Copy each line of the data below with the word "script".

☆ ☆ ☆

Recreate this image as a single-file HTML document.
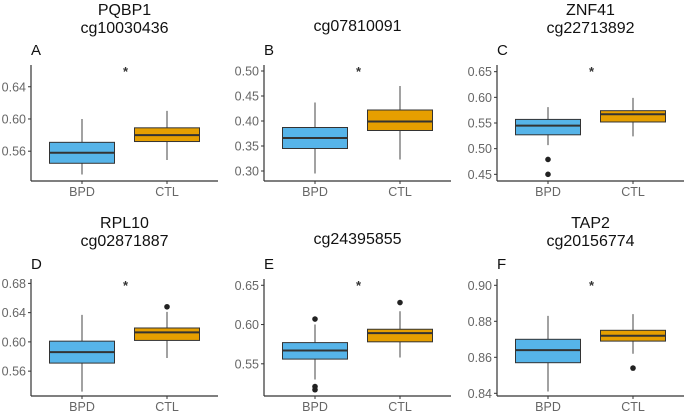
<!DOCTYPE html>
<html><head><meta charset="utf-8"><style>
body{margin:0;background:#fff;}
svg{display:block;font-family:"Liberation Sans",Arial,sans-serif;}
</style></head><body>
<svg id="c" width="685" height="413" viewBox="0 0 685 413"></svg>
<script>
const panelLetters=["A","B","C","D","E","F"];
const geneNames=["PQBP1","","ZNF41","RPL10","","TAP2"];
const cpgNames=["cg10030436","cg07810091","cg22713892","cg02871887","cg24395855","cg20156774"];
const categories=["BPD","CTL"];
const yTicks=[[0.56,0.60,0.64],[0.30,0.35,0.40,0.45,0.50],[0.45,0.50,0.55,0.60,0.65],[0.56,0.60,0.64,0.68],[0.55,0.60,0.65],[0.84,0.86,0.88,0.90]];
const tickLabels=[["0.56","0.60","0.64"],["0.30","0.35","0.40","0.45","0.50"],["0.45","0.50","0.55","0.60","0.65"],["0.56","0.60","0.64","0.68"],["0.55","0.60","0.65"],["0.84","0.86","0.88","0.90"]];
const yDomains=[[0.523,0.667],[0.28,0.512],[0.437,0.663],[0.526,0.686],[0.509,0.658],[0.8385,0.9035]];
// [whiskerLow, q1, median, q3, whiskerHigh]
const bpdStats=[[0.531,0.545,0.558,0.571,0.600],[0.295,0.345,0.366,0.387,0.437],[0.507,0.527,0.545,0.557,0.581],[0.532,0.571,0.586,0.601,0.637],[0.530,0.556,0.567,0.577,0.600],[0.841,0.857,0.864,0.870,0.883]];
const ctlStats=[[0.549,0.572,0.580,0.589,0.610],[0.323,0.381,0.399,0.422,0.470],[0.524,0.552,0.567,0.574,0.599],[0.578,0.602,0.613,0.619,0.641],[0.558,0.578,0.589,0.594,0.617],[0.862,0.869,0.872,0.875,0.884]];
const bpdOutliers=[[],[],[0.479,0.450],[],[0.607,0.521,0.517],[]];
const ctlOutliers=[[],[],[],[0.648],[0.628],[0.854]];

const NS="http://www.w3.org/2000/svg";
const svg=document.getElementById("c");
function mk(tag,attrs,parent,text){const e=document.createElementNS(NS,tag);for(const k in attrs)e.setAttribute(k,attrs[k]);if(text!==undefined)e.textContent=text;(parent||svg).appendChild(e);return e;}
const colX=[31,264,497], rowTop=[65,279], rowBottom=[181,396], plotW=187;
const fills=["#56B4E9","#E69F00"];
const t1Y=[15,228], t2Y=[33,246], tSingleY=[31,244];
for(let p=0;p<6;p++){
  const col=p%3,row=Math.floor(p/3);
  const x0=colX[col],yt=rowTop[row],yb=rowBottom[row];
  const g=mk("g",{});
  
  
  const [d0,d1]=yDomains[p];
  const y=v=>yb-(v-d0)/(d1-d0)*(yb-yt);
  const xc=i=>x0+plotW*(0.6+i)/2.2;
  const cx=x0+plotW/2;
  if(geneNames[p]){
    const t1=mk("text",{x:cx,y:t1Y[row],"text-anchor":"middle","font-size":"16",fill:"#111"},g,geneNames[p]);
    
    const t2=mk("text",{x:cx,y:t2Y[row],"text-anchor":"middle","font-size":"16",fill:"#111"},g,cpgNames[p]);
    
  } else {
    const t2=mk("text",{x:cx,y:tSingleY[row],"text-anchor":"middle","font-size":"16",fill:"#111"},g,cpgNames[p]);
    
  }
  const L=mk("text",{x:x0,y:yt-10,"font-size":"15",fill:"#111"},g,panelLetters[p]);
  
  yTicks[p].forEach((v,i)=>{
    mk("line",{x1:x0-3,x2:x0,y1:y(v),y2:y(v),stroke:"#333","stroke-width":1},g);
    const tl=mk("text",{x:x0-5,y:y(v)+4.5,"text-anchor":"end","font-size":"12.5",fill:"#666"},g,tickLabels[p][i]);
    
  });
  [bpdStats[p],ctlStats[p]].forEach((s,i)=>{
    const c=xc(i),w=65;
    mk("line",{x1:c,x2:c,y1:y(s[0]),y2:y(s[4]),stroke:"#444","stroke-width":1},g);
    const r=mk("rect",{x:c-w/2,y:y(s[3]),width:w,height:y(s[1])-y(s[3]),fill:fills[i],stroke:"#333","stroke-width":1},g);
    
    mk("line",{x1:c-w/2,x2:c+w/2,y1:y(s[2]),y2:y(s[2]),stroke:"#333","stroke-width":2},g);
    mk("line",{x1:c,x2:c,y1:yb,y2:yb+3,stroke:"#333"},g);
    const cl=mk("text",{x:c,y:yb+15,"text-anchor":"middle","font-size":"12.5",fill:"#666"},g,categories[i]);
    
  });
  [bpdOutliers[p],ctlOutliers[p]].forEach((arr,i)=>arr.forEach(v=>{
    const o=mk("circle",{cx:xc(i),cy:y(v),r:2.8,fill:"#222"},g);
    
  }));
  const st=mk("text",{x:cx+1,y:yt+11,"text-anchor":"middle","font-size":"13","font-weight":"bold",fill:"#333"},g,"*");
  
  mk("line",{x1:x0,x2:x0,y1:yt,y2:yb,stroke:"#333","stroke-width":1.2},g);
  mk("line",{x1:x0,x2:x0+plotW,y1:yb,y2:yb,stroke:"#333","stroke-width":1.2},g);
}
</script>
</body></html>
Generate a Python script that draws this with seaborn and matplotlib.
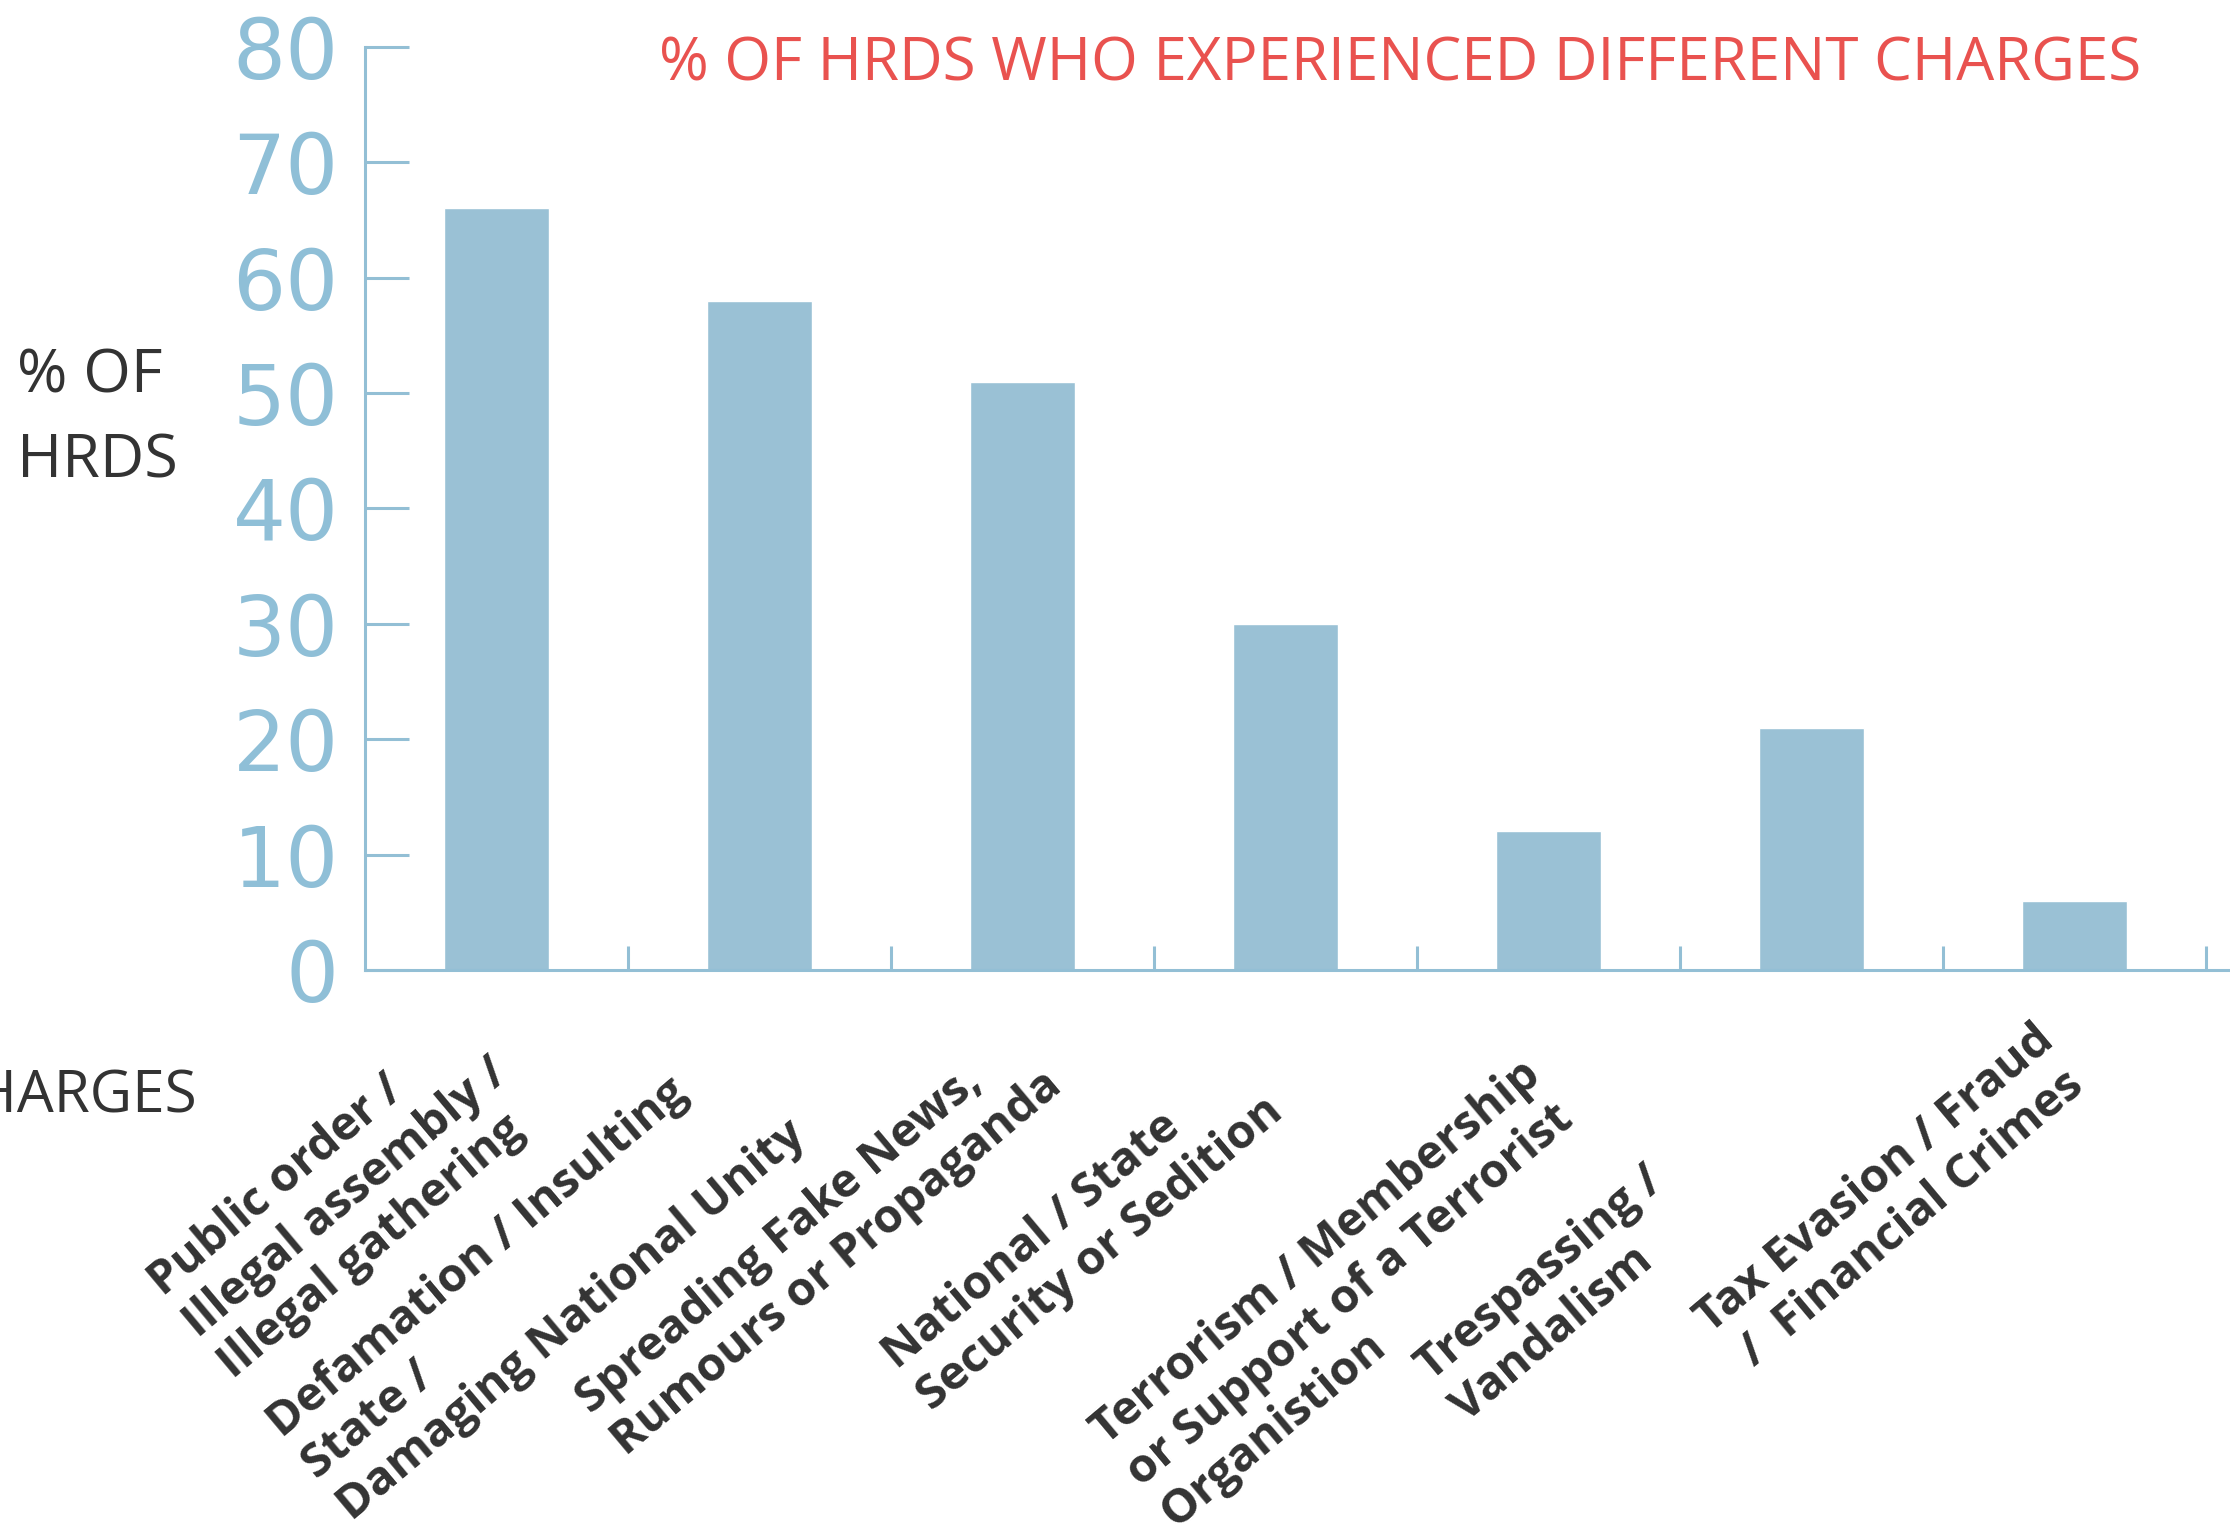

☆ ☆ ☆

[Correct response]:
<script>
</script>
Generate a Python script that draws this with seaborn and matplotlib.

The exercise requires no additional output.